▸ Stated problem:
What is needed is the run of lines from the one containing "Generate a web" through the one containing "var yTicks = [0, 5, 10, 15, 20];", echoed exactly, with both ends kept and nothing added.

▸ Data supplied:
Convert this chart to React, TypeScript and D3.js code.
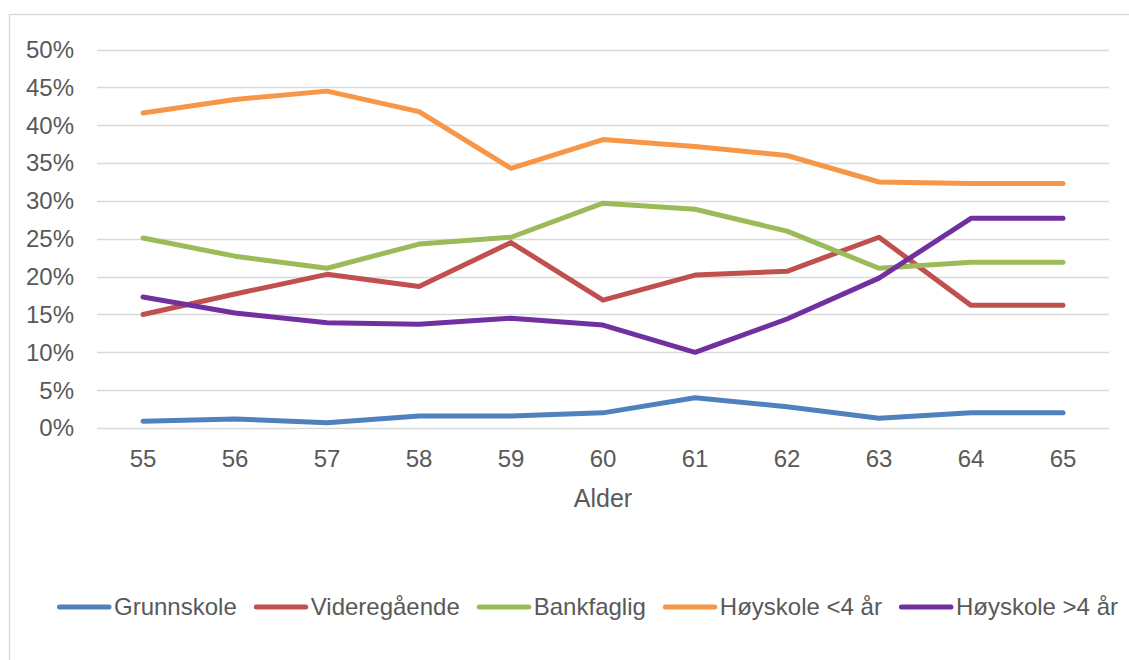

==

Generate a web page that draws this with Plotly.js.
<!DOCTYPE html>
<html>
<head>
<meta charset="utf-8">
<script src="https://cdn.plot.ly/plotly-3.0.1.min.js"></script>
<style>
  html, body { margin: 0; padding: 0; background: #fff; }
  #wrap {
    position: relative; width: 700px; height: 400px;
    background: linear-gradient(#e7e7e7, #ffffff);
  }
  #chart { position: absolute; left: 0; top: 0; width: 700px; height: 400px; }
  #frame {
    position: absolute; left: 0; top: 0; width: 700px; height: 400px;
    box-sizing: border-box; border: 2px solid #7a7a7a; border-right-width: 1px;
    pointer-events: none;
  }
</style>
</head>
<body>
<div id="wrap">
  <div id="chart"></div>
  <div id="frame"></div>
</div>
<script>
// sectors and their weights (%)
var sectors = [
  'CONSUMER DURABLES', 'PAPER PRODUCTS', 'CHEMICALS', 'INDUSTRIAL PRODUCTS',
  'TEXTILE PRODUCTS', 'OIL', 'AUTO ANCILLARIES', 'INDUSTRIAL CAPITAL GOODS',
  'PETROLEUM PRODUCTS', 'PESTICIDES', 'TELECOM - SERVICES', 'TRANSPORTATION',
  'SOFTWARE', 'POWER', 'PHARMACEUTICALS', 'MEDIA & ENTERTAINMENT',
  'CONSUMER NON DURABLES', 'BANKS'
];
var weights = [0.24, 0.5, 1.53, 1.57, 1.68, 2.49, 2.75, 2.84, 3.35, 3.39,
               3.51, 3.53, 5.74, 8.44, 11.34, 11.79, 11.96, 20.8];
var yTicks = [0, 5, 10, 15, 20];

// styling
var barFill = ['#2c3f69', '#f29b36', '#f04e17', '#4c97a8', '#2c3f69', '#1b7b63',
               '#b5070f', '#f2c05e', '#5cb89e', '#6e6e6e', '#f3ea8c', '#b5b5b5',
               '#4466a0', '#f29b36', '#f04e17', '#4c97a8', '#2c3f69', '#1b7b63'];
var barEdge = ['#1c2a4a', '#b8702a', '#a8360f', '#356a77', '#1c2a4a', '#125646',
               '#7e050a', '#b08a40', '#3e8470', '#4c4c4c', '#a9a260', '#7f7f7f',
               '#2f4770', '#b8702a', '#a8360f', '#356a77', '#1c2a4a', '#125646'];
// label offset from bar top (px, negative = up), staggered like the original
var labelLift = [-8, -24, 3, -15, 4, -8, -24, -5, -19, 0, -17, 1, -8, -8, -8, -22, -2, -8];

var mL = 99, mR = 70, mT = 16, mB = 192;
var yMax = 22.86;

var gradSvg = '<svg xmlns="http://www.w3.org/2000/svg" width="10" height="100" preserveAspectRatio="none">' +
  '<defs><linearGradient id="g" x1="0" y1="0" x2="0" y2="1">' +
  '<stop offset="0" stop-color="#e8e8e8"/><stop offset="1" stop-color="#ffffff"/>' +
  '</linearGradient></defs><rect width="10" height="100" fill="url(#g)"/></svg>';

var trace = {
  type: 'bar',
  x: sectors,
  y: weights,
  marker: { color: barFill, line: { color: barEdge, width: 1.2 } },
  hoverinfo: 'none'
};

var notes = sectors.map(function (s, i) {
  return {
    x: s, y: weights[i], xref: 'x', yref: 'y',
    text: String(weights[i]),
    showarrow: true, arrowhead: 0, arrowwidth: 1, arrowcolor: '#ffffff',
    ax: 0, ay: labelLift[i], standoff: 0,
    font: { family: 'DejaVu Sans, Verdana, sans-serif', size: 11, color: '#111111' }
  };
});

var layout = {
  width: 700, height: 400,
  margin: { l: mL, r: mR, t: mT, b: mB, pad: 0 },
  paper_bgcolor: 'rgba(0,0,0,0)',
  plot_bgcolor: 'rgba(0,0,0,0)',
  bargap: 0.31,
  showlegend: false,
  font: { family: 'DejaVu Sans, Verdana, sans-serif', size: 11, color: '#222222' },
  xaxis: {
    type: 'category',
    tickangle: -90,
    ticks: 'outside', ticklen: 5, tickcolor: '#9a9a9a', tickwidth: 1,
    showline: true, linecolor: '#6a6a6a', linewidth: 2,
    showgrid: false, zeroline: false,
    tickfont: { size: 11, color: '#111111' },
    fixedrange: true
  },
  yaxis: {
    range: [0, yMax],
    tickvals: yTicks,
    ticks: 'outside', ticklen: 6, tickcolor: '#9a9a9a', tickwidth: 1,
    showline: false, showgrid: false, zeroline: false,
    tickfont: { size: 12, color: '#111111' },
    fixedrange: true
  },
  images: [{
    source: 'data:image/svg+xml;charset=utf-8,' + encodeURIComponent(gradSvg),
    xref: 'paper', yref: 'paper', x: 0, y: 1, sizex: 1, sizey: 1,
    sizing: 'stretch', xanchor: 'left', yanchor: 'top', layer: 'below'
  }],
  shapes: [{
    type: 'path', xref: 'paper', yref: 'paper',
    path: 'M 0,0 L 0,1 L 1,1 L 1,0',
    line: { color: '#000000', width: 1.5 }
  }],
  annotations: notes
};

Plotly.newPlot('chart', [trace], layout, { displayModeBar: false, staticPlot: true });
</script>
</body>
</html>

▸ Task response:
Generate a web page that draws this with Plotly.js.
<!DOCTYPE html>
<html>
<head>
<meta charset="utf-8">
<script src="https://cdn.plot.ly/plotly-3.0.1.min.js"></script>
<style>
  html, body { margin: 0; padding: 0; background: #fff; }
  #wrap {
    position: relative; width: 700px; height: 400px;
    background: linear-gradient(#e7e7e7, #ffffff);
  }
  #chart { position: absolute; left: 0; top: 0; width: 700px; height: 400px; }
  #frame {
    position: absolute; left: 0; top: 0; width: 700px; height: 400px;
    box-sizing: border-box; border: 2px solid #7a7a7a; border-right-width: 1px;
    pointer-events: none;
  }
</style>
</head>
<body>
<div id="wrap">
  <div id="chart"></div>
  <div id="frame"></div>
</div>
<script>
// sectors and their weights (%)
var sectors = [
  'CONSUMER DURABLES', 'PAPER PRODUCTS', 'CHEMICALS', 'INDUSTRIAL PRODUCTS',
  'TEXTILE PRODUCTS', 'OIL', 'AUTO ANCILLARIES', 'INDUSTRIAL CAPITAL GOODS',
  'PETROLEUM PRODUCTS', 'PESTICIDES', 'TELECOM - SERVICES', 'TRANSPORTATION',
  'SOFTWARE', 'POWER', 'PHARMACEUTICALS', 'MEDIA & ENTERTAINMENT',
  'CONSUMER NON DURABLES', 'BANKS'
];
var weights = [0.24, 0.5, 1.53, 1.57, 1.68, 2.49, 2.75, 2.84, 3.35, 3.39,
               3.51, 3.53, 5.74, 8.44, 11.34, 11.79, 11.96, 20.8];
var yTicks = [0, 5, 10, 15, 20];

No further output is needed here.